What you will do: Repeat verbatim only the lines from the one with "Write the React, TypeScript" through the one with "import * as d3 from 'd3';", both ends kept. Pictures stay out.

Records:
::::

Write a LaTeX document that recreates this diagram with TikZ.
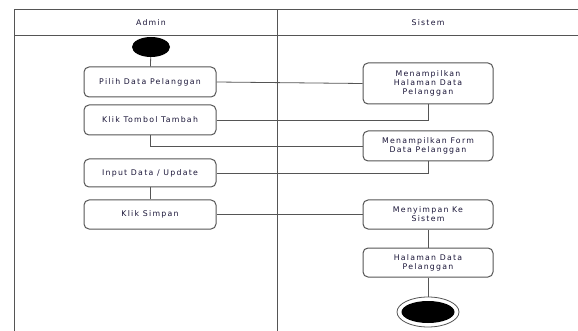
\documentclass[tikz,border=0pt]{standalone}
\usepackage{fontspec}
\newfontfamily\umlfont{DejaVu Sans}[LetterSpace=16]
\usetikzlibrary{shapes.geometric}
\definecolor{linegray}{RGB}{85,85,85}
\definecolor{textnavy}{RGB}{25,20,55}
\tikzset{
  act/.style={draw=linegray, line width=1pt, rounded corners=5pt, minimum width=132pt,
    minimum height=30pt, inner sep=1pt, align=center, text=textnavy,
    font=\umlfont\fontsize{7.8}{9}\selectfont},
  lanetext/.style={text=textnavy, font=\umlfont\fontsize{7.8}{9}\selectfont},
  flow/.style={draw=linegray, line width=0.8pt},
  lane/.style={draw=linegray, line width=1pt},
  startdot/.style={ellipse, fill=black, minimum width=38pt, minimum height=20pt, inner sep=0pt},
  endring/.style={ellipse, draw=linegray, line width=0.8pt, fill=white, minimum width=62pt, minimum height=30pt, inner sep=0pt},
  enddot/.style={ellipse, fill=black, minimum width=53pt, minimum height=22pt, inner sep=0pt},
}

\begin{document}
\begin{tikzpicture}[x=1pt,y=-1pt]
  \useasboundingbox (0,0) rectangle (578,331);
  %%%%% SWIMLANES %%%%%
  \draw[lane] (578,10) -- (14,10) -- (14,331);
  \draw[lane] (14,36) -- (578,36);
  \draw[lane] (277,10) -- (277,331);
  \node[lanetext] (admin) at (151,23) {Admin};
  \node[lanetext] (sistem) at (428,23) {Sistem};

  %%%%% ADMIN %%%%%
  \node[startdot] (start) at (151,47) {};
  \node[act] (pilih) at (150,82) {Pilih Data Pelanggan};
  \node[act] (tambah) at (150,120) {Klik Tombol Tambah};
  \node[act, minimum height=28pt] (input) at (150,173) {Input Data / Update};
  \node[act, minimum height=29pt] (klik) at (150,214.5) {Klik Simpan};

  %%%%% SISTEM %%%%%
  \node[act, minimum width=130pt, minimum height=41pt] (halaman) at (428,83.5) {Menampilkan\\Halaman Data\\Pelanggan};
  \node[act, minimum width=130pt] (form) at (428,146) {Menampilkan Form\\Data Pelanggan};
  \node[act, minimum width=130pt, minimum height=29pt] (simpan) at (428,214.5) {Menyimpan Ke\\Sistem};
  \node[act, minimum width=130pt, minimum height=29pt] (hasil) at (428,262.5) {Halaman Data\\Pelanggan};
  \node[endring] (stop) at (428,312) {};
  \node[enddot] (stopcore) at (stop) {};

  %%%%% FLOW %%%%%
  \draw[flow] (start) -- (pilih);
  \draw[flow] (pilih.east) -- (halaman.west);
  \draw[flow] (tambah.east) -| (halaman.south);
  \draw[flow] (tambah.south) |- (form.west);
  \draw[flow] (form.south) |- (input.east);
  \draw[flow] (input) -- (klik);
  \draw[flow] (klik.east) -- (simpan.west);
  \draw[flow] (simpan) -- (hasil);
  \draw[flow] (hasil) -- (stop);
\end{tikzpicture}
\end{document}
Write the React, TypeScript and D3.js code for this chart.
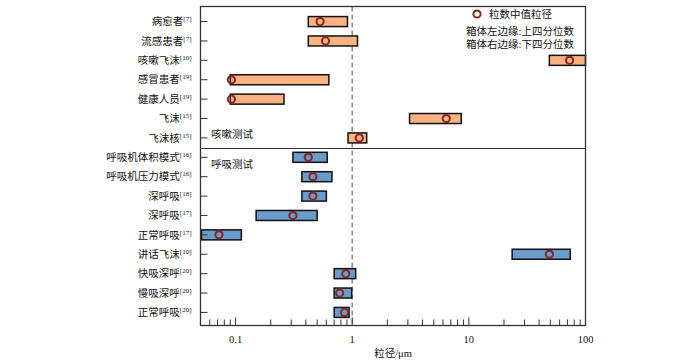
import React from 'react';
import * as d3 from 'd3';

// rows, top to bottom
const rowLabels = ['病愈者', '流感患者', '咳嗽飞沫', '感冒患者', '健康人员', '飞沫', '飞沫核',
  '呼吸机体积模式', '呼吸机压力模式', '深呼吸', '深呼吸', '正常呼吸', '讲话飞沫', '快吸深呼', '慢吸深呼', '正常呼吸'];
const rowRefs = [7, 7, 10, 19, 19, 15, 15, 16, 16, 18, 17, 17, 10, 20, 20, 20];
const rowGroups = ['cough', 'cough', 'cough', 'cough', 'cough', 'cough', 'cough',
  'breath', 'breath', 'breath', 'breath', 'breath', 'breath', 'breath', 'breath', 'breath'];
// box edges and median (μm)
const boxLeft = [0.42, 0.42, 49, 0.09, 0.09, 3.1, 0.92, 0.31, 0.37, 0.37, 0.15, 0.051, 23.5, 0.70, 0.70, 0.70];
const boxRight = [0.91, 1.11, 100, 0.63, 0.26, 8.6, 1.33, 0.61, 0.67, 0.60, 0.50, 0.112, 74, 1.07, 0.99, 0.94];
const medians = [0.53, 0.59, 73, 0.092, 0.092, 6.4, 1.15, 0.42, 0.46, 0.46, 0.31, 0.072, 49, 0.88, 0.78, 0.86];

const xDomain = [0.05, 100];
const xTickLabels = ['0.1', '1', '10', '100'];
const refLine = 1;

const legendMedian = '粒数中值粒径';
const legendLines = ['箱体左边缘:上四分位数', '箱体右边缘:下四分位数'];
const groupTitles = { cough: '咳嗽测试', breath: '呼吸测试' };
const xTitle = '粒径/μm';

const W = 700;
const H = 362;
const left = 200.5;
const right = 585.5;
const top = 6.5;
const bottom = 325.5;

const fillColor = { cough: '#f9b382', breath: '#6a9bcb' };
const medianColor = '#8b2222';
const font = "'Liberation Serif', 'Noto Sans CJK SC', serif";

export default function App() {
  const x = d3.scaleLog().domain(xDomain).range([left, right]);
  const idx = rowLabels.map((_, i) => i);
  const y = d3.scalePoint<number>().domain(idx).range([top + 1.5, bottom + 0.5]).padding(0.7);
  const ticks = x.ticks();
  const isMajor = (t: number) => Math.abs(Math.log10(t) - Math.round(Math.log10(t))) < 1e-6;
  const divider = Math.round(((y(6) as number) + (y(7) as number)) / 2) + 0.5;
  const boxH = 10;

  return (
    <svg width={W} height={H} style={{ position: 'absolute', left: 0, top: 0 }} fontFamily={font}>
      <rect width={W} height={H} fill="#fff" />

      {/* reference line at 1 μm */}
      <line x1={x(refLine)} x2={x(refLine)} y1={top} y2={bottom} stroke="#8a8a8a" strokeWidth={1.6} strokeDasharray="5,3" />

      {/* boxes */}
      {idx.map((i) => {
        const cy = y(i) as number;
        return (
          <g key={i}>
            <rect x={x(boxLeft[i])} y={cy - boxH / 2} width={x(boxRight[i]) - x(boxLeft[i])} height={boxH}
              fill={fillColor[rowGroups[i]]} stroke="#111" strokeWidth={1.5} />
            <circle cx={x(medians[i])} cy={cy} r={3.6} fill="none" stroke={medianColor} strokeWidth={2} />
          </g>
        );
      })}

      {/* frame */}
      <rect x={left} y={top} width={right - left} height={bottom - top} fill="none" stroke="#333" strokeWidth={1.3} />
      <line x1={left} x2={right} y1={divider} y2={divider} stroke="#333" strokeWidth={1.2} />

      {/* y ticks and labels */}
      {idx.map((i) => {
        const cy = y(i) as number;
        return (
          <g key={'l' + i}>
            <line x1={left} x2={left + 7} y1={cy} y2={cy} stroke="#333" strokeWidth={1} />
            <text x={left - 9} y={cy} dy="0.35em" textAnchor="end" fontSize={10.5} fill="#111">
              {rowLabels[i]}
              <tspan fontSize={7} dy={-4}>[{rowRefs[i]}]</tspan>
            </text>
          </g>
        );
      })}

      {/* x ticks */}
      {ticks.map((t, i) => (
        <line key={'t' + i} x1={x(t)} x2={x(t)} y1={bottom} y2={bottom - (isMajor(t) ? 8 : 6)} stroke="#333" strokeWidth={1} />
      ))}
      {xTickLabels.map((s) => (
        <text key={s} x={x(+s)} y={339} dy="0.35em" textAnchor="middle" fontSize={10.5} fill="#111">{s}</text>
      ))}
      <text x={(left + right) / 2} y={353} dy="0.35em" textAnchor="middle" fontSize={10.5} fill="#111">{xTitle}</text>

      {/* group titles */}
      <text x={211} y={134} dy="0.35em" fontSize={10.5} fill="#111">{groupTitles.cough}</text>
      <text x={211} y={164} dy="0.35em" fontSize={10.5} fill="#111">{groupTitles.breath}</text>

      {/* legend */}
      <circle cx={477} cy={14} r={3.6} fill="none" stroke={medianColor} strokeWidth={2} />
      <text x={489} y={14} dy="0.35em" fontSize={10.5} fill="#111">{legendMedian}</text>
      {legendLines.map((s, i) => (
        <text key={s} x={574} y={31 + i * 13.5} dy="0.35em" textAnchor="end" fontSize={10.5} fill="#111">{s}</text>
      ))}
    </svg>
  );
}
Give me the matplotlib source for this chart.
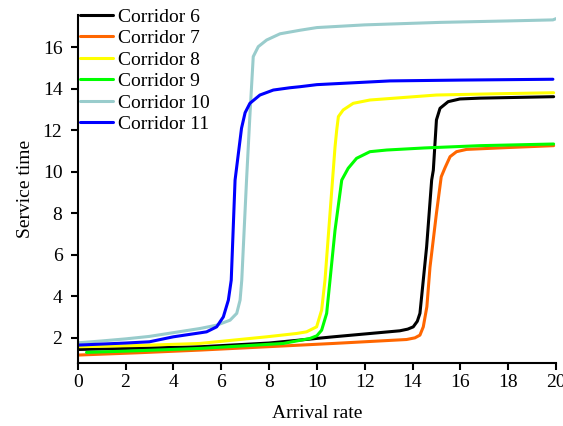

::::

Reply to the exercise:
Write the React, TypeScript and D3.js code for this chart.
import React from 'react';
import * as d3 from 'd3';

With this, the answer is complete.